Very early in the morning of Saturday, June 20, the president of the Assembly, the astronomer Bailly, received notice from the master of ceremonies that the hall was wanted, in order to be prepared for Monday, and that the meetings of the Commons were meanwhile suspended for that day. Bailly was not taken by surprise, for a friend, who went about with his eyes open, had warned him of what was going on. But the Assembly had formally adjourned to that day, the members were expecting the appointed meeting, and the message came too late. Bailly deemed that it was a studied insult, the angry retort of Government, and the penalty of the recent vote, and he inferred, most erroneously as we know, that the coming speech from the throne would be hostile. Therefore he gave all the solemnity he could to the famous scene that ensued. Appearing at the head of the indignant deputies, he was denied admission. The door was only opened that he might fetch his papers, and the National Assembly that represented France found itself, by royal command, standing outside on the pavement, at the hour fixed for its deliberations.

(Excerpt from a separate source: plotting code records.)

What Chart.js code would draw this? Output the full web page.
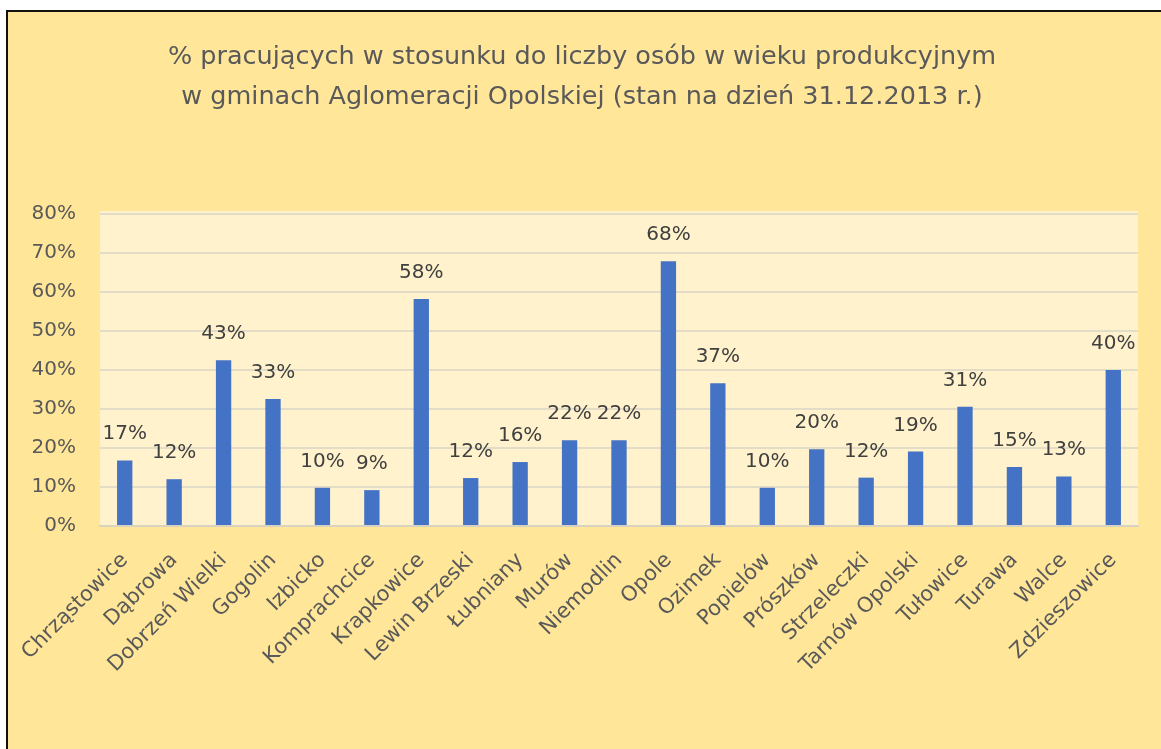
<!DOCTYPE html>
<html>
<head>
<meta charset="utf-8">
<script src="https://cdn.jsdelivr.net/npm/chart.js@4/dist/chart.umd.min.js"></script>
<style>
  html, body { margin: 0; padding: 0; background: #fff; overflow: hidden; }
  #frame {
    position: absolute; left: 6px; top: 10px;
    width: 1200px; height: 800px;
    border-left: 2px solid #111; border-top: 2px solid #111;
    background: #FFE699;
  }
  #chart { display: block; }
</style>
</head>
<body>
<div id="frame"><canvas id="chart" width="1153" height="737"></canvas></div>
<script>
// gminy Aglomeracji Opolskiej
const gminy = ['Chrząstowice', 'Dąbrowa', 'Dobrzeń Wielki', 'Gogolin', 'Izbicko', 'Komprachcice',
  'Krapkowice', 'Lewin Brzeski', 'Łubniany', 'Murów', 'Niemodlin', 'Opole', 'Ozimek', 'Popielów',
  'Prószków', 'Strzeleczki', 'Tarnów Opolski', 'Tułowice', 'Turawa', 'Walce', 'Zdzieszowice'];
// % pracujących
const pracujacy = [16.8, 12.0, 42.5, 32.6, 9.8, 9.2, 58.2, 12.3, 16.4, 22.0, 22.0, 67.9, 36.6, 9.8,
  19.7, 12.4, 19.1, 30.6, 15.1, 12.7, 40.0];
const tytul = ['% pracujących w stosunku do liczby osób w wieku produkcyjnym',
  'w gminach Aglomeracji Opolskiej (stan na dzień 31.12.2013 r.)'];
const yMax = 80, yStep = 10;

const font = 'DejaVu Sans';

// tlo obszaru wykresu
const plotBg = {
  id: 'plotBg',
  beforeDraw(chart) {
    const { ctx, chartArea: a } = chart;
    ctx.save();
    ctx.fillStyle = '#FFF2CC';
    ctx.fillRect(a.left, a.top - 3, a.right - a.left, a.bottom - a.top + 4);
    ctx.restore();
  }
};

// etykiety nad slupkami
const barLabels = {
  id: 'barLabels',
  afterDatasetsDraw(chart) {
    const ctx = chart.ctx;
    const meta = chart.getDatasetMeta(0);
    ctx.save();
    ctx.font = '20px "' + font + '"';
    ctx.fillStyle = '#404040';
    ctx.textAlign = 'center';
    ctx.textBaseline = 'alphabetic';
    meta.data.forEach((bar, i) => {
      ctx.fillText(Math.round(pracujacy[i]) + '%', bar.x, bar.y - 21);
    });
    ctx.restore();
  }
};

new Chart(document.getElementById('chart'), {
  type: 'bar',
  data: {
    labels: gminy,
    datasets: [{
      data: pracujacy,
      backgroundColor: '#4472C4',
      barPercentage: 0.31,
      categoryPercentage: 1
    }]
  },
  options: {
    responsive: false,
    animation: false,
    layout: { padding: { left: 18, right: 23, top: 0, bottom: 0 } },
    plugins: {
      legend: { display: false },
      tooltip: { enabled: false },
      title: {
        display: true,
        text: tytul,
        color: '#595959',
        font: { family: font, size: 25.5, weight: 'normal', lineHeight: 1.57 },
        padding: { top: 25, bottom: 97 }
      }
    },
    scales: {
      x: {
        grid: { display: false, drawTicks: false },
        border: { display: true, color: '#D9D2BF', width: 2 },
        ticks: {
          color: '#595959',
          font: { family: font, size: 21 },
          minRotation: 45, maxRotation: 45,
          padding: 22,
          autoSkip: false
        },
        afterFit(scale) {
          scale.height = 223;
          scale.paddingLeft = 0;
          scale.paddingRight = 0;
        }
      },
      y: {
        min: 0, max: yMax,
        grid: { color: '#E3DCC6', lineWidth: 2, drawTicks: false },
        border: { display: false },
        ticks: {
          stepSize: yStep,
          color: '#595959',
          font: { family: font, size: 20 },
          padding: 24,
          callback: v => v + '%'
        },
        afterFit(scale) { scale.width = 74; }
      }
    }
  },
  plugins: [plotBg, barLabels]
});
</script>
</body>
</html>
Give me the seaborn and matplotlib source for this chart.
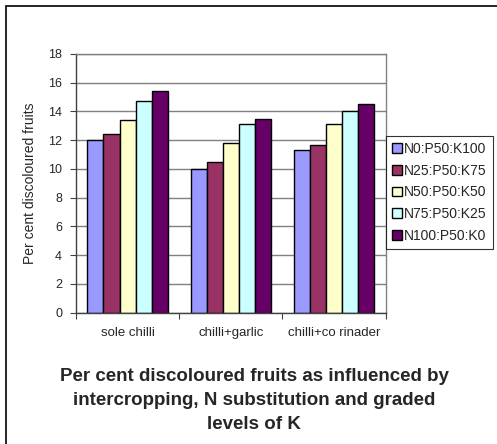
import matplotlib
matplotlib.use("Agg")
import matplotlib.pyplot as plt
import seaborn as sns
import pandas as pd
from matplotlib.patches import Rectangle

categories = ["sole chilli", "chilli+garlic", "chilli+co rinader"]
series = ["N0:P50:K100", "N25:P50:K75", "N50:P50:K50", "N75:P50:K25", "N100:P50:K0"]
values = {
    "N0:P50:K100": [12.0, 10.0, 11.3],
    "N25:P50:K75": [12.4, 10.5, 11.7],
    "N50:P50:K50": [13.4, 11.8, 13.1],
    "N75:P50:K25": [14.7, 13.1, 14.0],
    "N100:P50:K0": [15.4, 13.5, 14.5],
}
colors = ["#9999FF", "#993366", "#FFFFCC", "#CCFFFF", "#660066"]
yticks = [0, 2, 4, 6, 8, 10, 12, 14, 16, 18]

rows = []
for s in series:
    for c, v in zip(categories, values[s]):
        rows.append({"cat": c, "series": s, "val": v})
df = pd.DataFrame(rows)

sns.set_style("white")
plt.rcParams["font.family"] = ["Liberation Sans", "DejaVu Sans"]

fig = plt.figure(figsize=(4.97, 4.44), dpi=100)
ax = fig.add_axes([0.1529, 0.2957, 0.776 - 0.1529, 0.8784 - 0.2957])

sns.barplot(data=df, x="cat", y="val", hue="series", order=categories,
            hue_order=series, palette=colors, width=0.78, ax=ax,
            edgecolor="black", linewidth=1.0, saturation=1, errorbar=None)

ax.set_ylim(0, 18)
ax.set_xlim(-0.5, 2.5)
ax.set_yticks(yticks)
ax.set_yticklabels([str(t) for t in yticks], fontsize=9)
ax.yaxis.grid(True, color="#808080", linewidth=1.0)
ax.set_axisbelow(True)
ax.tick_params(axis="y", direction="out", length=4, width=0.8, color="#404040", pad=6, left=True)

ax.set_xticks([-0.5, 0.5, 1.5, 2.5])
ax.set_xticklabels([])
ax.set_xticks([0, 1, 2], minor=True)
ax.set_xticklabels(categories, minor=True, fontsize=9.5)
ax.tick_params(axis="x", which="major", direction="out", length=4, width=0.8, color="#404040", bottom=True)
ax.tick_params(axis="x", which="minor", length=0, pad=10)

ax.set_xlabel("")
ax.set_ylabel("Per cent discoloured fruits", fontsize=10, labelpad=8)

for side in ["left", "bottom"]:
    ax.spines[side].set_color("#404040")
    ax.spines[side].set_linewidth(1.0)
for side in ["top", "right"]:
    ax.spines[side].set_color("#808080")
    ax.spines[side].set_linewidth(1.0)
    ax.spines[side].set_visible(True)

leg = ax.legend(loc="upper left", bbox_to_anchor=(1.0, 0.684), fontsize=10,
                frameon=True, fancybox=False, edgecolor="black",
                handlelength=0.7, handleheight=0.7, handletextpad=0.15,
                labelspacing=0.55, borderpad=0.45, borderaxespad=0.0)
leg.get_frame().set_linewidth(0.8)

fig.text(0.511, 0.172, "Per cent discoloured fruits as influenced by\nintercropping, N substitution and graded\nlevels of K",
         ha="center", va="top", fontsize=13.5, fontweight="bold", linespacing=1.55)

fig.patches.append(Rectangle((6 / 497, -0.1), 1.2, 1.1 - 6.5 / 444,
                             transform=fig.transFigure, fill=False,
                             edgecolor="black", linewidth=1.2))

fig.savefig("out.png", dpi=100)
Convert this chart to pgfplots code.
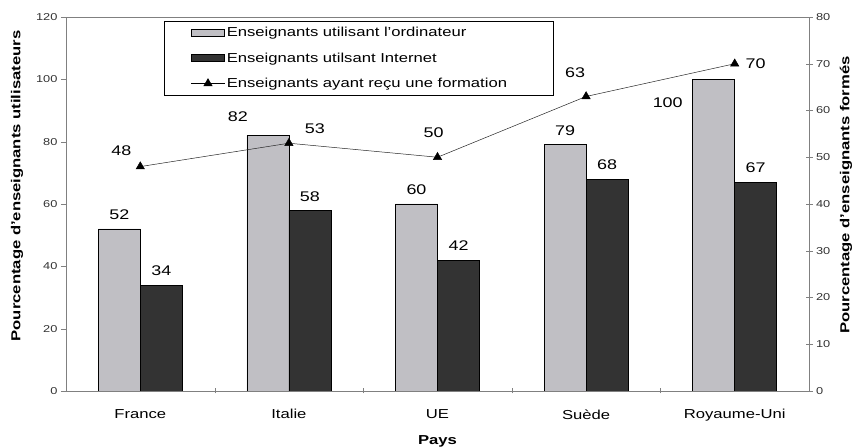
\documentclass[border=0pt]{standalone}
\usepackage{fontspec}
\setmainfont[FakeStretch=1.28]{Liberation Sans}
\usepackage{pgfplots}
\pgfplotsset{compat=1.18}
\usepackage{pgfplotstable}
\usetikzlibrary{calc}
\definecolor{cOrdi}{HTML}{C0BFC4}
\definecolor{cNet}{HTML}{333333}
\definecolor{cAxis}{HTML}{808080}

% x, value, label offset (dx, dy) in pt
\pgfplotstableread{
x y dx dy
0 52 0 14
1 82 -30 19
2 60 0 14
3 79 0 14
4 100 -46 -23
}\ordi
\pgfplotstableread{
x y dx dy
0 34 0 14
1 58 0 14
2 42 0 14
3 68 0 14
4 67 0 14
}\internet
\pgfplotstableread{
x y dx dy
0 48 -19 16
1 53 26 15
2 50 -4 25
3 63 -11 24
4 70 21 0
}\formation

\pgfplotsset{
  common/.style={
    scale only axis, width=743pt, height=374pt,
    xmin=-0.5, xmax=4.5,
    axis line style={draw=cAxis},
    tick style={draw=cAxis},
    tick label style={font=\fontsize{10}{12}\selectfont, text=black!80},
    /pgf/number format/assume math mode=true,
  },
  shifted labels/.style={
    nodes near coords,
    visualization depends on={\thisrow{dx} \as \dx},
    visualization depends on={\thisrow{dy} \as \dy},
    every node near coord/.append style={anchor=center, xshift=(\dx+#1)*1pt, yshift=\dy*1pt,
      font=\fontsize{14}{16}\selectfont, text=black},
  },
  box legend/.style={legend image code/.code={\draw[##1] (0pt,-3.5pt) rectangle (33pt,3.5pt);}},
  tri legend/.style={legend image code/.code={\draw[mark repeat=2, mark phase=2, ##1]
    plot coordinates {(0pt,0pt) (16.5pt,0pt) (33pt,0pt)};}},
}

\begin{document}
\begin{tikzpicture}
\begin{axis}[
  common, name=main,
  ymin=0, ymax=120, ytick={0,20,...,120}, ytick pos=left,
  ytick align=outside, xtick align=center,
  major tick length=5pt,
  xtick={0.5,1.5,2.5,3.5}, xticklabels={}, xtick pos=bottom,
  extra x ticks={0,1,2,3,4},
  extra x tick labels={France,Italie,UE,Suède,Royaume-Uni},
  extra x tick style={major tick length=0pt, tick label style={font=\fontsize{13}{15}\selectfont, text=black, yshift=-15pt}},
  xlabel={Pays},
  every axis x label/.style={at={(axis description cs:0.5,0)}, yshift=-50pt, anchor=center,
    font=\bfseries\fontsize{13}{15}\selectfont},
  ylabel={Pourcentage d'enseignants utilisateurs},
  every axis y label/.style={at={(axis description cs:0,0.5)}, xshift=-49pt, yshift=18pt,
    rotate=90, anchor=center, font=\bfseries\fontsize{13}{15}\selectfont},
  legend style={at={(0.1319,0.9893)}, anchor=north west, draw=black, fill=white,
    font=\fontsize{13}{15}\selectfont, row sep=10.5pt, inner xsep=27pt, inner ysep=4pt},
  legend cell align=left,
]
\addplot[ybar, bar width=42pt, bar shift=-21pt, fill=cOrdi, draw=black, line width=0.6pt,
  box legend, shifted labels=-21] table[x=x, y=y] {\ordi};
\addlegendentry{Enseignants utilisant l'ordinateur}
\addplot[ybar, bar width=42pt, bar shift=21pt, fill=cNet, draw=black, line width=0.6pt,
  box legend, shifted labels=21] table[x=x, y=y] {\internet};
\addlegendentry{Enseignants utilsant Internet}
\addlegendimage{black, line width=0.5pt, mark=triangle*, mark size=4.8pt, tri legend}
\addlegendentry{Enseignants ayant reçu une formation\hspace*{17pt}}
\end{axis}

\begin{axis}[
  common,
  ymin=0, ymax=80, ytick={0,10,...,80},
  axis y line*=right, axis x line=none,
  tick align=center, major tick length=7pt,
  ylabel={Pourcentage d'enseignants formés},
  every axis y label/.style={at={(axis description cs:1,0.5)}, xshift=37pt, yshift=9pt,
    rotate=90, anchor=center, font=\bfseries\fontsize{13}{15}\selectfont},
]
\addplot[black!85, line width=0.5pt, mark=triangle*, mark size=4.8pt,
  mark options={black}, shifted labels=0]
  table[x=x, y=y] {\formation};
\end{axis}

\pgfresetboundingbox
\path[use as bounding box] ($(main.south west)+(-66pt,-57pt)$) rectangle ($(main.north east)+(50pt,17pt)$);
\end{tikzpicture}
\end{document}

At that instant the doubts and divisions provoked by the overriding logic of Sieyès disappeared. Moderate and Revolutionist felt the same resentment, and had the same sense of being opposed by a power that was insane. There were some, and Sieyès among them, who proposed that they should adjourn to Paris. But a home was found in the empty Tennis Court hard by. There, with a view to baffle dangerous designs, and also to retrieve his own waning influence, Mounier assumed the lead. He moved that they should bind themselves by oath never to separate until they had given a Constitution to France; and all the deputies immediately swore it, save one, who added "Dissentient" to his name, and who was hustled out by a backdoor, to save him from the fury of his colleagues. This dramatic action added little to that which had been done three days earlier. The deputies understood that a Constituent Assembly must be single, that the legislative power had, for the purpose, been transferred to them, and could not be restrained or recalled. Their authority was not to be limited by an upper house, for both upper houses were absorbed; nor by the king, for they regarded neither his sanction nor his veto; nor by the nation itself, for they refused, by their oath, to be dissolved.

The real event of the Tennis Court was to unite all parties against the crown, and to make them adopt the new policy of radical and indefinite change, outdoing what Sieyès himself had done. The mismanagement of the court drove its friends into the van of the movement. The last Royalist defender of safe measures had vanished through the backdoor.